* [Aim]:
Write out nothing but the lines from the first line of the entries below through the line with "plt.rcParams['font.family'] = ['Liberation"; no pictures go in.

___ Records for this exercise ___

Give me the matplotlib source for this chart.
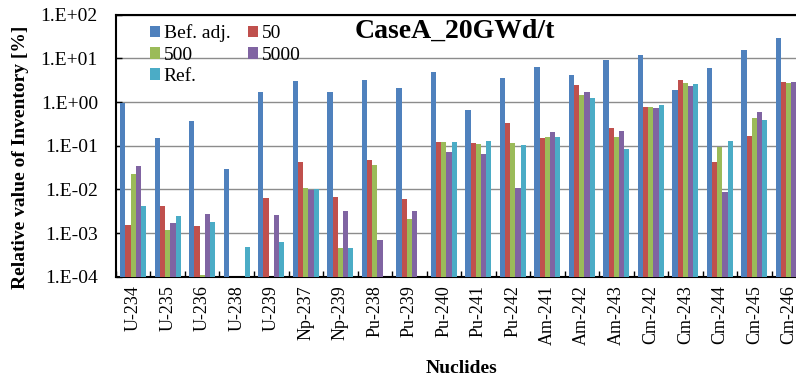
import numpy as np
import matplotlib
matplotlib.use('Agg')
from matplotlib import pyplot as plt
from matplotlib.ticker import FixedLocator, FuncFormatter, NullLocator

plt.rcParams['font.family'] = ['Liberation Serif', 'DejaVu Serif']

nuclides = ['U-234', 'U-235', 'U-236', 'U-238', 'U-239', 'Np-237', 'Np-239',
            'Pu-238', 'Pu-239', 'Pu-240', 'Pu-241', 'Pu-242', 'Am-241', 'Am-242',
            'Am-243', 'Cm-242', 'Cm-243', 'Cm-244', 'Cm-245', 'Cm-246']

# relative inventory [%]; None = below the plotted range
bef_adj = [0.97, 0.15, 0.374, 0.0292, 1.69, 3.03, 1.69, 3.13, 2.06, 4.86,
           0.656, 3.48, 6.2, 4.15, 9.0, 11.9, 1.88, 6.1, 15.2, 29.2]
v50 = [0.0015, 0.0041, 0.00145, None, 0.0063, 0.0415, 0.0067, 0.0477, 0.0059, 0.124,
       0.113, 0.33, 0.150, 2.41, 0.249, 0.767, 3.25, 0.0423, 0.166, 2.87]
v500 = [0.0224, 0.00117, 0.00011, None, None, 0.0107, 0.00045, 0.0355, 0.00213, 0.119,
        0.109, 0.113, 0.157, 1.45, 0.161, 0.79, 2.68, 0.095, 0.438, 2.77]
v5000 = [0.035, 0.00173, 0.00277, None, 0.00258, 0.0095, 0.00313, 0.00069, 0.00319, 0.073,
         0.0656, 0.0105, 0.202, 1.69, 0.213, 0.75, 2.32, 0.00885, 0.60, 2.9]
ref = [0.0042, 0.00245, 0.00179, 0.00047, 0.00064, 0.0102, 0.00045, None, None, 0.121,
       0.126, 0.105, 0.157, 1.26, 0.084, 0.84, 2.54, 0.126, 0.394, 2.06]

series = [('Bef. adj.', bef_adj, '#4F81BD'),
          ('50', v50, '#C0504D'),
          ('500', v500, '#9BBB59'),
          ('5000', v5000, '#8064A2'),
          ('Ref.', ref, '#4BACC6')]

fig = plt.figure(figsize=(7.96, 3.83), dpi=100)
ax = fig.add_axes([0.1457, 0.2775, 0.867, 0.684])

ymin = 1e-4
x = np.arange(len(nuclides))
w = 0.15
handles = {}
for i, (name, vals, col) in enumerate(series):
    xs = [xx + (i - 2) * w for xx, v in zip(x, vals) if v is not None]
    hs = [v - ymin for v in vals if v is not None]
    b = ax.bar(xs, hs, width=w, bottom=ymin, color=col, edgecolor='none', zorder=3)
    handles[name] = b

ax.set_yscale('log')
ax.set_ylim(1e-4, 1e2)
ax.set_xlim(-0.5, len(nuclides) - 0.5)
ax.yaxis.set_major_locator(FixedLocator([10.0 ** k for k in range(-4, 3)]))
ax.yaxis.set_minor_locator(NullLocator())
ax.yaxis.set_major_formatter(FuncFormatter(lambda v, p: '1.E%+03d' % int(round(np.log10(v)))))
ax.grid(axis='y', color='#8c8c8c', linewidth=1.0, zorder=0)

ax.set_xticks(x)
ax.set_xticklabels(nuclides, rotation=90, fontsize=13)
ax.set_xticks(np.arange(len(nuclides) + 1) - 0.5, minor=True)
ax.tick_params(axis='x', which='major', length=0, pad=6)
ax.tick_params(axis='x', which='minor', direction='in', length=4, width=1)
ax.tick_params(axis='y', direction='in', length=4, width=1, labelsize=14, pad=13)

for s in ['left', 'bottom', 'top']:
    ax.spines[s].set_linewidth(1.5)
ax.spines['right'].set_visible(False)

ax.set_ylabel('Relative value of Inventory [%]', fontsize=14, fontweight='bold')
ax.yaxis.set_label_coords(-0.126, 0.457)
ax.set_xlabel('Nuclides', fontsize=14, fontweight='bold')
ax.xaxis.set_label_coords(0.5, -0.352)
ax.xaxis.label.set_va('center')

ax.text(0.346, 0.911, 'CaseA_20GWd/t', transform=ax.transAxes, fontsize=20,
        fontweight='bold', ha='left', va='baseline')

order = ['Bef. adj.', '500', 'Ref.', '50', '5000']
ax.legend([handles[k] for k in order], order, ncol=2, frameon=False, fontsize=14,
          loc='upper left', bbox_to_anchor=(0.032, 1.007), handlelength=0.52,
          handleheight=0.52, handletextpad=0.2, columnspacing=0.9, labelspacing=0.22,
          borderaxespad=0.2)

fig.savefig('out.png', dpi=100)
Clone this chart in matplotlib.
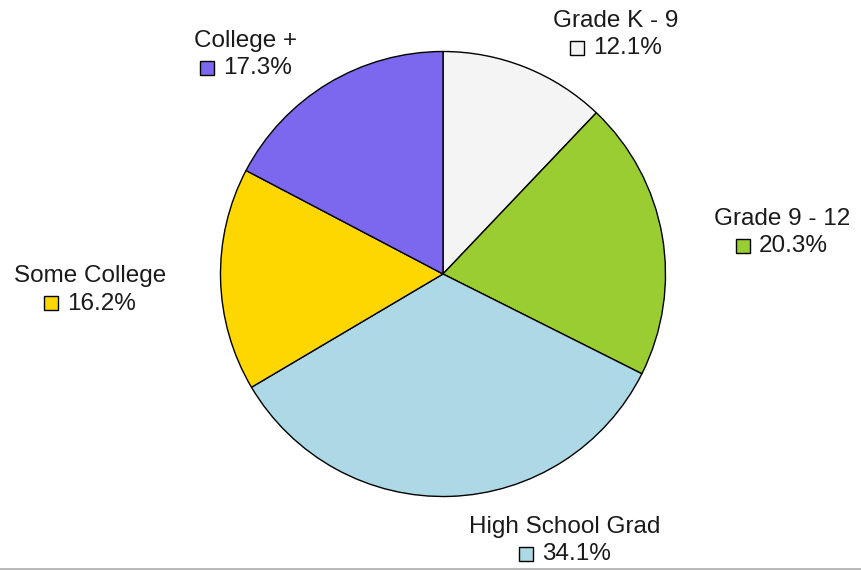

___

* [Completed exercise]:
Give me the matplotlib source for this chart.
import numpy as np
import matplotlib
matplotlib.use('Agg')
from matplotlib import pyplot as plt
from matplotlib.ticker import FixedLocator, FuncFormatter, NullLocator

plt.rcParams['font.family'] = ['Liberation Serif', 'DejaVu Serif']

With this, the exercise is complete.